If more than 108 repetitions are to be done, then grains of rice are counted out before the chanting begins and one grain is placed in a bowl for each 108 repetitions. Each time a full mala of repetitions has been completed, one grain of rice is removed from the bowl.
The 109th bead on a mala is called the sumeru or guru bead. Counting should always begin with a bead next to the sumeru. In the Hindu tradition, if more than one mala of repetitions is to be done, one changes directions when reaching the sumeru rather than crossing it. The sumeru thus becomes the static point on the mala.
Many believe that when one uses a mala many times in this way, it takes on the energy of the mantra that is being chanted. For this reason it is common to chant only one particular mantra with a particular mala.
Malas are also used in many forms of Mahayana Buddhism, often with a lesser number of beads (usually a divisor of 108). In Pure Land Buddhism, for instance, 27 beads rosaries are common. In China such rosaries are named "Shu-Zu"; in Japan, "Juzu". In Tibetan Buddhism, often larger malas are used of for example 111 beads: when counting, they calculate one mala as 100 mantras, and the 11 extra are taken as extra to compensate for errors.
Hindu tradition holds that the correct way to use a mala is with the right hand, with the thumb flicking one bead to the next, and with the mala draped over the middle finger.

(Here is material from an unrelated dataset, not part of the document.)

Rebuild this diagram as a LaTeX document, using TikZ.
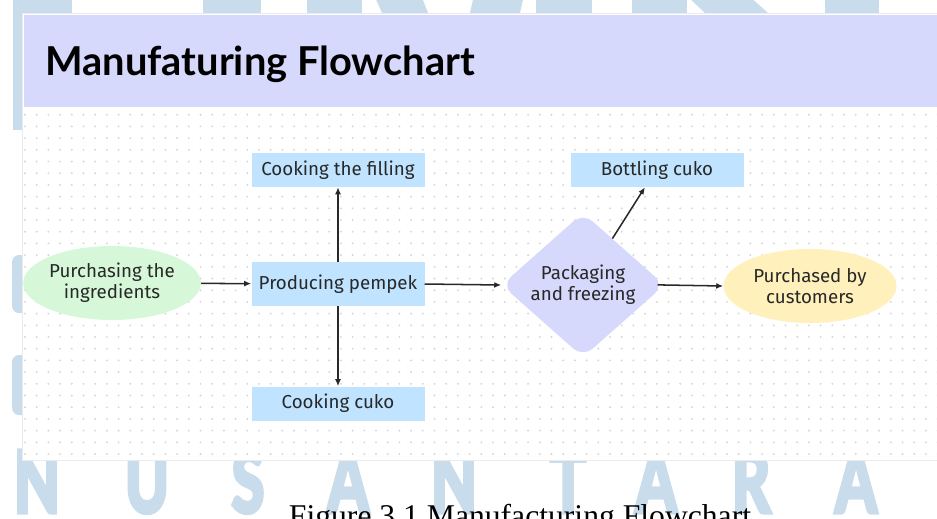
\documentclass[tikz,border=0pt]{standalone}
\usepackage{fontspec}
\newfontfamily\titlefont{Lato}
\newfontfamily\markfont[FakeBold=6]{Lato}
\newfontfamily\stepfont{Fira Sans}
\newfontfamily\capfont{Liberation Serif}
\usepackage{tikz}
\usetikzlibrary{arrows.meta,shapes.geometric}
\definecolor{boxblue}{RGB}{192,228,255}
\definecolor{mintgreen}{RGB}{214,248,216}
\definecolor{lavender}{RGB}{214,216,252}
\definecolor{sand}{RGB}{255,240,188}
\definecolor{markblue}{RGB}{201,220,236}
\definecolor{dotgray}{RGB}{214,214,214}
\definecolor{inkgray}{RGB}{40,40,40}
\tikzset{
box/.style = {rectangle, fill=boxblue, minimum width = #1, minimum height=1.02cm,
  text=inkgray, font=\stepfont\fontsize{16}{18}\selectfont},
box/.default = 5.19cm, % width of the process boxes
oval/.style = {ellipse, fill=#1, minimum width=5.19cm, minimum height=2.22cm, inner sep=0pt,
  align=center, text=inkgray, font=\stepfont\fontsize{16}{18}\selectfont},
rhombus/.style = {diamond, fill=lavender, minimum width=4.89cm, minimum height=3.48cm,
  inner sep=0pt, rounded corners=11pt, align=center, text=inkgray,
  font=\stepfont\fontsize{16}{18}\selectfont},
flow/.style = {->, draw=inkgray, line width=1.3pt},
}

\begin{document}
\begin{tikzpicture}[x=0.03cm, y=-0.03cm, >={Latex[length=6pt,width=5pt]}]
    \useasboundingbox (0,0) rectangle (937,518);
    \clip (0,0) rectangle (937,518);

    % watermark behind the board
    \fill[markblue] (13,-5) rectangle (72,13);
    \fill[markblue] (203,-5) rectangle (261,13);
    \fill[markblue] (307,-5) rectangle (362,13);
    \fill[markblue] (374,-5) -- (421,-5) -- (428,13) -- (382,13) -- cycle;
    \fill[markblue] (474,-5) -- (524,-5) -- (520,13) -- (470,13) -- cycle;
    \fill[markblue] (536,-5) rectangle (592,13);
    \fill[markblue] (632,-5) rectangle (687,13);
    \fill[markblue] (686,-5) -- (748,-5) -- (768,13) -- (705,13) -- cycle;
    \fill[markblue] (825,-5) rectangle (879,13);
    \fill[markblue] (13,0) rectangle (30,130);
    \fill[markblue, rounded corners=6pt] (12,255) rectangle (40,313);
    \fill[markblue, rounded corners=6pt] (12,355) rectangle (40,415);
    \foreach \x/\ch in {37/N,147/U,248/S,348/A,454/N,568/T,656/A,751/R,856/A}
        \node[text=markblue, font=\markfont\bfseries\fontsize{72}{80}\selectfont,
              anchor=base, inner sep=0pt] (mark\ch\x) at (\x,512) {\scalebox{0.7}[1]{\ch}};

    % board with dotted grid
    \fill[white, draw=black!8] (22,13) rectangle (945,460);
    \foreach \i in {0,...,78}
        \foreach \j in {0,...,29}
            \fill[dotgray] (25+\i*11.7, 114.7+\j*11.7) circle (0.9pt);
    \fill[lavender] (24,15) rectangle (945,107);
    \node[anchor=base west, inner sep=0pt, font=\titlefont\bfseries\fontsize{34}{40}\selectfont]
        (title) at (45,75) {Manufaturing Flowchart};

    % steps
    \node[oval=mintgreen] (purchase) at (112,283) {Purchasing the\\ingredients};
    \node[box, minimum height=1.32cm] (produce) at (338,284) {Producing pempek};
    \node[box] (filling) at (338,170) {Cooking the filling};
    \node[box] (cookCuko) at (338,403.5) {Cooking cuko};
    \node[rhombus] (pack) at (583,285) {Packaging\\and freezing};
    \node[box] (bottle) at (657,170) {Bottling cuko};
    \node[oval=sand] (customer) at (810,286) {Purchased by\\customers};

    \draw[flow] (purchase) -- (produce);
    \draw[flow] (produce) -- (filling);
    \draw[flow] (produce) -- (cookCuko);
    \draw[flow] (produce.east) -- (pack.west);
    \draw[flow] (pack) -- (bottle.235);
    \draw[flow, shorten <=-6pt] (pack.east) -- (customer.west);

    % caption, cut by the page edge
    \node[anchor=base, inner sep=0pt, font=\capfont\fontsize{27}{30}\selectfont]
        (caption) at (520,526) {Figure 3.1 Manufacturing Flowchart};
\end{tikzpicture}
\end{document}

The index finger was considered rude, and so was also considered bad to use it with a mala. Buddhism, however, explained that there was no sense in this, and so taught that it was perfectly acceptable to use the mala in the left hand with any fingers. In Tibetan Buddhism (tantra), depending on the practice, there may be preferred ways of holding the mala (left or right hand, rolling the beads over the index or any of the other fingers etc..
History of the Mala
The name of the rosary, which has obvious similarities to the mala, is said to have come from japa mala. When Roman explorers came into India and encountered the mala, they heard jap mala instead of japa mala. Jap means "rose", and the mala was carried back to the Roman Empire as rosarium, and into English as rosary.
A wide variety of materials are used to make mala beads. Some Tibetan Buddhist traditions call for the use of bone (animal, most commonly yak) or sometimes human, the bones of past Lamas being the most valueable. Others use wood or seeds from the Bodhi tree. Semi-precious stones such as carnelian and amethyst may be used, as well. The most common and least expensive material is sandalwood. In Buddhist Tantra or Vajrayana, materials and colors of the beads can relate to a specific practice.